To claim control of the chamber from Republicans, the Democrats needed to net 16 Senate seats.

Republicans maintained control of the Iowa State Senate following the 1875 general election with the balance of power shifting to Republicans holding 40 seats and Democrats having 10 seats (a net gain of 4 seats for Republicans).

== Summary of Results ==
- Note: The holdover Senators not up for re-election are not listed on this table.

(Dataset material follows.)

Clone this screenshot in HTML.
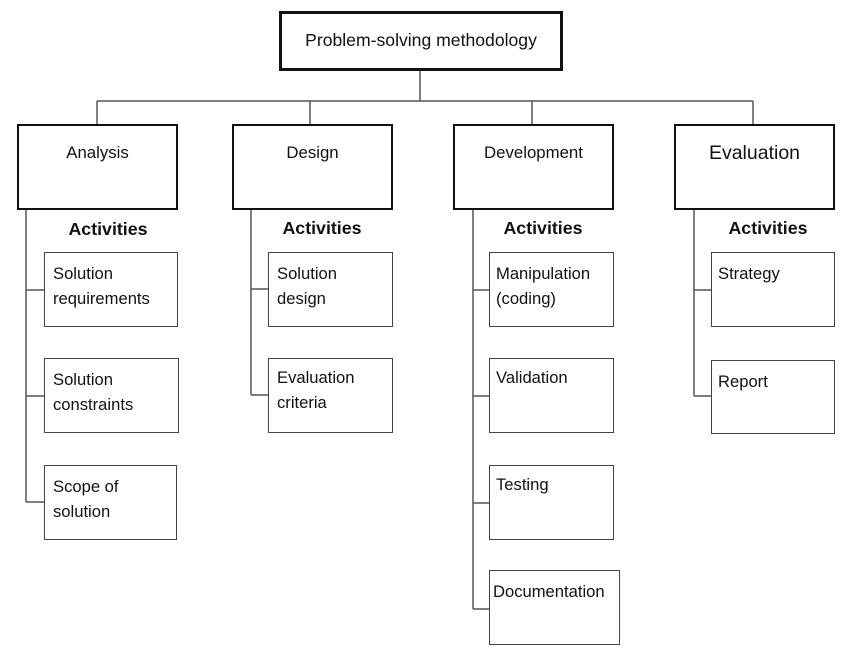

| Senate District | Incumbent | Party |  | Elected Senator | Party |  | Outcome |
|---|---|---|---|---|---|---|---|
| 2nd | James Blakeny Pease |  | Anti-Monopoly | James Blakeny Pease |  | Dem | Dem Gain |
| 3rd | Horatio A. Wonn |  | Dem | Horatio A. Wonn |  | Dem | Dem Hold |
| 4th | Edward J. Gault |  | Dem | Joshua Miller |  | Rep | Rep Gain |
| 5th | Lloyd Selby |  | Dem | Henry Laurens Dashiell |  | Rep | Rep Gain |
| 6th | Robert A. Dague |  | Rep | Samuel L. Bestow |  | Rep | Rep Hold |
| 7th | Elisha Todd Smith |  | Rep | Frederick Joseph Teale |  | Rep | Rep Hold |
| 8th | James Stormant McIntyre |  | Rep | Alfred Hebard |  | Rep | Rep Hold |
| 9th | John Young Stone |  | Rep | George Franklin Wright |  | Rep | Rep Hold |
| 11th | John Patterson West |  | Rep | John S. Woolson |  | Rep | Rep Hold |
| 12th | Moses Ayres McCoid |  | Rep | Moses Ayres McCoid |  | Rep | Rep Hold |
| 14th | Hosea N. Newton |  | Anti-Monopoly | Hosea N. Newton |  | Rep | Rep Gain |
| 15th | Joseph Decker Miles |  | Rep | William Wilson |  | Dem | Dem Gain |
| 16th | Henry Thornburgh |  | Dem | Henry Thornburgh |  | Rep | Rep Gain |
| 18th | James Addison Young |  | Rep | Thomas R. Gilmore |  | Rep | Rep Hold |
| 19th | John L. McCormack |  | Dem | John L. McCormack |  | Dem | Dem Hold |
| 20th | Mark Antony Dashiell |  | Rep | William Graham |  | Rep | Rep Hold |
| 21st | Gilbert H. Wood |  | Anti-Monopoly | Gilbert H. Wood |  | Rep | Rep Gain |
| 24th | John C. Chambers |  | Rep | Henry C. Carr |  | Rep | Rep Hold |
| 25th | Samuel Husband Fairall |  | Dem | Ezekiel Clark |  | Rep | Rep Gain |
| 26th | John Nicholas William Rumple |  | Rep | John Nicholas William Rumple |  | Rep | Rep Hold |
| 30th | Lewis W. Stuart |  | Dem | William A. Maginnis |  | Dem | Dem Hold |
| 31st | George W. Lovell |  | Anti-Monopoly | George W. Lovell |  | Dem | Dem Gain |
| 32nd | Ezekiel Boring Kephart |  | Rep | Stephen Leland Dows |  | Rep | Rep Hold |
| 33rd | John Shane |  | Rep | John Shane |  | Rep | Rep Hold |
| 34th | Robert Howe Taylor |  | Rep | Delos Arnold |  | Rep | Rep Hold |
| 36th | Albert Boomer |  | Rep | Lewis Greenleaf Hersey |  | Rep | Rep Hold |
| 37th | George Washington Bemis |  | Rep | Merritt W. Harmon |  | Rep | Rep Hold |
| 39th | Oliver Wolcott Crary |  | Rep | John Thompson Stoneman |  | Dem | Dem Gain |
| 40th | William Larrabee |  | Rep | William Larrabee |  | Rep | Rep Hold |
| 41st | Samuel Horace Kinne |  | Dem | Samuel Horace Kinne |  | Dem | Dem Hold |
| 43rd | Alonzo Converse |  | Rep | Arad Hitchcock |  | Rep | Rep Hold |
| 45th | George M. Maxwell |  | Rep | William Harrison Gallup |  | Rep | Rep Hold |
| 46th | Elisha A. Howland |  | Rep | Lemuel Dwelle |  | Rep | Rep Hold |
| 47th | William H. Fitch |  | Rep | Elden J. Hartshorn |  | Rep | Rep Hold |
| 49th | John J. Russell |  | Rep | Samuel D. Nichols |  | Rep | Rep Hold |

Source:

==Detailed Results==
- NOTE: The Iowa Official Register does not contain detailed vote totals for state senate elections in 1875.